- EXERCISE DESCRIPTION -
Please, without the pictures, retype exactly the lines from the start of the material through the line that holds "months = list(range(12))".

- DATA PROVIDED -

•••••

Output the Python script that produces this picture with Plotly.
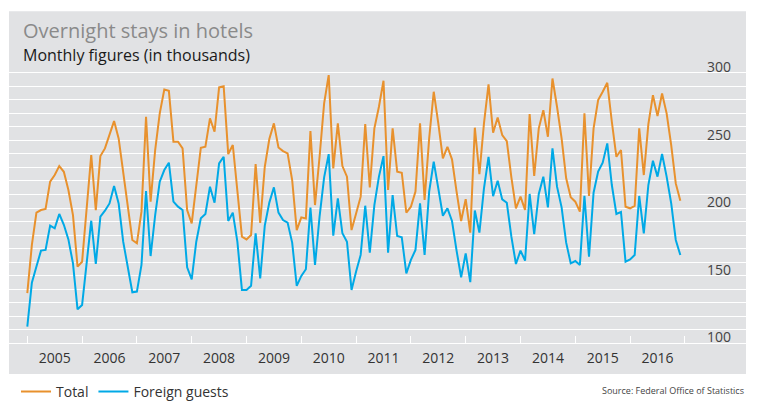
import plotly.graph_objects as go

years = list(range(2005, 2017))
months = list(range(12))

total = [
    137.0, 172.7, 196.6, 198.5, 199.3, 219.5, 224.4, 231.0, 226.8, 213.3, 194.8, 156.7,
    160.3, 198.5, 239.2, 198.5, 238.4, 244.1, 253.9, 264.3, 251.5, 225.6, 203.4, 176.4,
    173.9, 197.3, 267.5, 204.7, 242.9, 270.0, 287.7, 286.7, 249.0, 249.0, 244.1, 198.5,
    188.7, 215.8, 244.6, 245.3, 266.3, 256.4, 289.2, 290.1, 239.9, 246.6, 214.5, 178.8,
    176.8, 180.0, 232.5, 189.0, 230.5, 251.0, 262.6, 244.8, 242.1, 240.4, 220.7, 183.7,
    193.1, 192.3, 256.9, 202.2, 237.9, 277.4, 298.3, 229.3, 262.6, 231.0, 223.2, 183.7,
    196.0, 208.4, 262.1, 215.3, 258.9, 274.9, 294.1, 213.3, 258.9, 226.9, 226.1, 196.5,
    201.0, 212.1, 262.6, 205.9, 251.5, 286.0, 262.6, 236.7, 245.3, 236.0, 212.1, 190.4,
    206.6, 181.8, 259.4, 225.1, 262.6, 291.5, 255.7, 267.0, 254.0, 249.5, 222.7, 199.8,
    208.4, 198.5, 269.5, 223.7, 258.9, 272.4, 252.7, 295.8, 274.9, 251.5, 222.0, 207.9,
    204.7, 197.3, 270.0, 208.9, 258.9, 279.8, 286.0, 292.6, 263.8, 237.9, 242.9, 201.0,
    199.8, 201.5, 258.9, 224.4, 262.1, 283.5, 268.0, 284.7, 270.0, 246.6, 218.2, 205.4,
]

foreign = [
    112.3, 144.8, 156.7, 168.5, 169.0, 187.0, 185.0, 195.6, 187.6, 176.8, 159.1, 125.1,
    128.3, 158.6, 190.6, 158.6, 193.6, 198.0, 203.4, 216.3, 203.4, 175.1, 156.7, 137.7,
    138.2, 157.9, 212.6, 164.5, 194.8, 219.5, 228.1, 233.5, 204.7, 201.0, 198.5, 156.2,
    147.3, 175.1, 192.4, 195.6, 215.8, 203.9, 233.0, 237.9, 190.4, 196.6, 175.1, 139.4,
    139.4, 142.5, 181.3, 148.0, 187.0, 204.0, 215.3, 196.6, 191.1, 189.2, 174.4, 142.4,
    149.8, 154.7, 200.3, 157.9, 193.6, 222.7, 239.9, 179.6, 207.1, 181.3, 175.1, 139.4,
    153.0, 165.3, 201.7, 167.0, 202.2, 223.2, 238.4, 167.0, 209.6, 179.3, 178.3, 151.7,
    161.6, 169.0, 203.5, 165.3, 212.1, 234.3, 214.5, 194.3, 199.8, 190.4, 168.5, 148.8,
    166.5, 145.2, 198.2, 181.8, 214.5, 237.9, 208.7, 220.2, 206.4, 203.9, 178.8, 158.6,
    168.5, 161.1, 210.4, 180.6, 210.4, 223.2, 200.5, 244.1, 215.8, 200.5, 174.4, 159.1,
    160.8, 157.9, 209.1, 164.0, 211.3, 226.9, 233.5, 247.8, 217.0, 195.6, 197.1, 160.3,
    162.0, 165.3, 208.9, 181.3, 217.0, 235.0, 223.2, 239.9, 223.2, 203.5, 176.4, 165.3,
]

y_ticks = [100, 150, 200, 250, 300]
y_grid = list(range(100, 301, 10))
year_labels = [str(y) for y in years]

x = [y + m / 12 for y in years for m in months]

ORANGE = "#e8912d"
BLUE = "#00a9e6"
BG = "#e1e2e4"
FONT = "Open Sans"

W, H = 762, 401
Y_TOP_VAL = 325
Y_BOT_VAL = 95
PX_PER_UNIT = (343.3 - 72.7) / 200.0
L, R = 9, 746
AXIS_PX = 343.3                      # pixel row of the value 100 (x-axis baseline)
B = AXIS_PX + (100 - Y_BOT_VAL) * PX_PER_UNIT
T = 72.7 - (Y_TOP_VAL - 300) * PX_PER_UNIT
pw, ph = R - L, B - T


def py(p):
    return (B - p) / ph


def pxx(p):
    return (p - L) / pw


fig = go.Figure()
fig.add_trace(go.Scatter(x=x, y=total, mode="lines", name="Total",
                         line=dict(color=ORANGE, width=2)))
fig.add_trace(go.Scatter(x=x, y=foreign, mode="lines", name="Foreign guests",
                         line=dict(color=BLUE, width=2)))

fig.add_shape(type="rect", xref="paper", yref="paper",
              x0=0, x1=1, y0=py(374), y1=py(11),
              fillcolor=BG, line=dict(width=0), layer="below")

fig.add_annotation(text="Overnight stays in hotels",
                   xref="paper", yref="paper", x=pxx(21), y=py(30.5),
                   xanchor="left", yanchor="middle", showarrow=False,
                   font=dict(family=FONT, size=20, color="#8a8a8a"))
fig.add_annotation(text="Monthly figures (in thousands)",
                   xref="paper", yref="paper", x=pxx(21), y=py(55),
                   xanchor="left", yanchor="middle", showarrow=False,
                   font=dict(family=FONT, size=16, color="#1a1a1a"))
fig.add_annotation(text="Source: Federal Office of Statistics", xref="paper", yref="paper",
                   x=pxx(746), y=py(391), xanchor="right", yanchor="middle",
                   showarrow=False, font=dict(family=FONT, size=9, color="#444444"))

fig.update_layout(
    width=W, height=H,
    margin=dict(l=L, r=W - R, t=T, b=H - B, autoexpand=False),
    paper_bgcolor="white",
    plot_bgcolor="rgba(0,0,0,0)",
    font=dict(family=FONT, size=14, color="#333333"),
    showlegend=True,
    legend=dict(orientation="h", x=pxx(16), y=py(392), xanchor="left", yanchor="middle",
                bgcolor="rgba(0,0,0,0)", font=dict(family=FONT, size=14, color="#333333"),
                itemwidth=30, tracegroupgap=0),
    xaxis=dict(
        range=[2004.666, 2018.115],
        anchor="free", position=py(AXIS_PX),
        tickmode="array", tickvals=[y + 0.5 for y in years], ticktext=year_labels,
        ticks="", showgrid=False, zeroline=False, showline=False,
        ticklabelstandoff=5,
        minor=dict(tickmode="array", tickvals=years + [2017], ticks="inside",
                   ticklen=7, tickwidth=1.3, tickcolor="white", showgrid=False),
    ),
    yaxis=dict(
        range=[Y_BOT_VAL, Y_TOP_VAL], side="right",
        tickmode="array", tickvals=y_ticks, ticktext=[str(v) for v in y_ticks],
        ticklabelposition="inside top", ticks="",
        showgrid=True, gridcolor="white", gridwidth=1.3,
        zeroline=False, showline=False,
        minor=dict(tickmode="array", tickvals=y_grid, showgrid=True,
                   gridcolor="white", gridwidth=1.3),
        ticklabelstandoff=12, ticklabelshift=4,
    ),
)

fig.write_html("out.html", config={"displayModeBar": False},
               post_script="document.body.style.margin='0px';")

•••••

- COMPLETED TASK -
Output the Python script that produces this picture with Plotly.
import plotly.graph_objects as go

years = list(range(2005, 2017))
months = list(range(12))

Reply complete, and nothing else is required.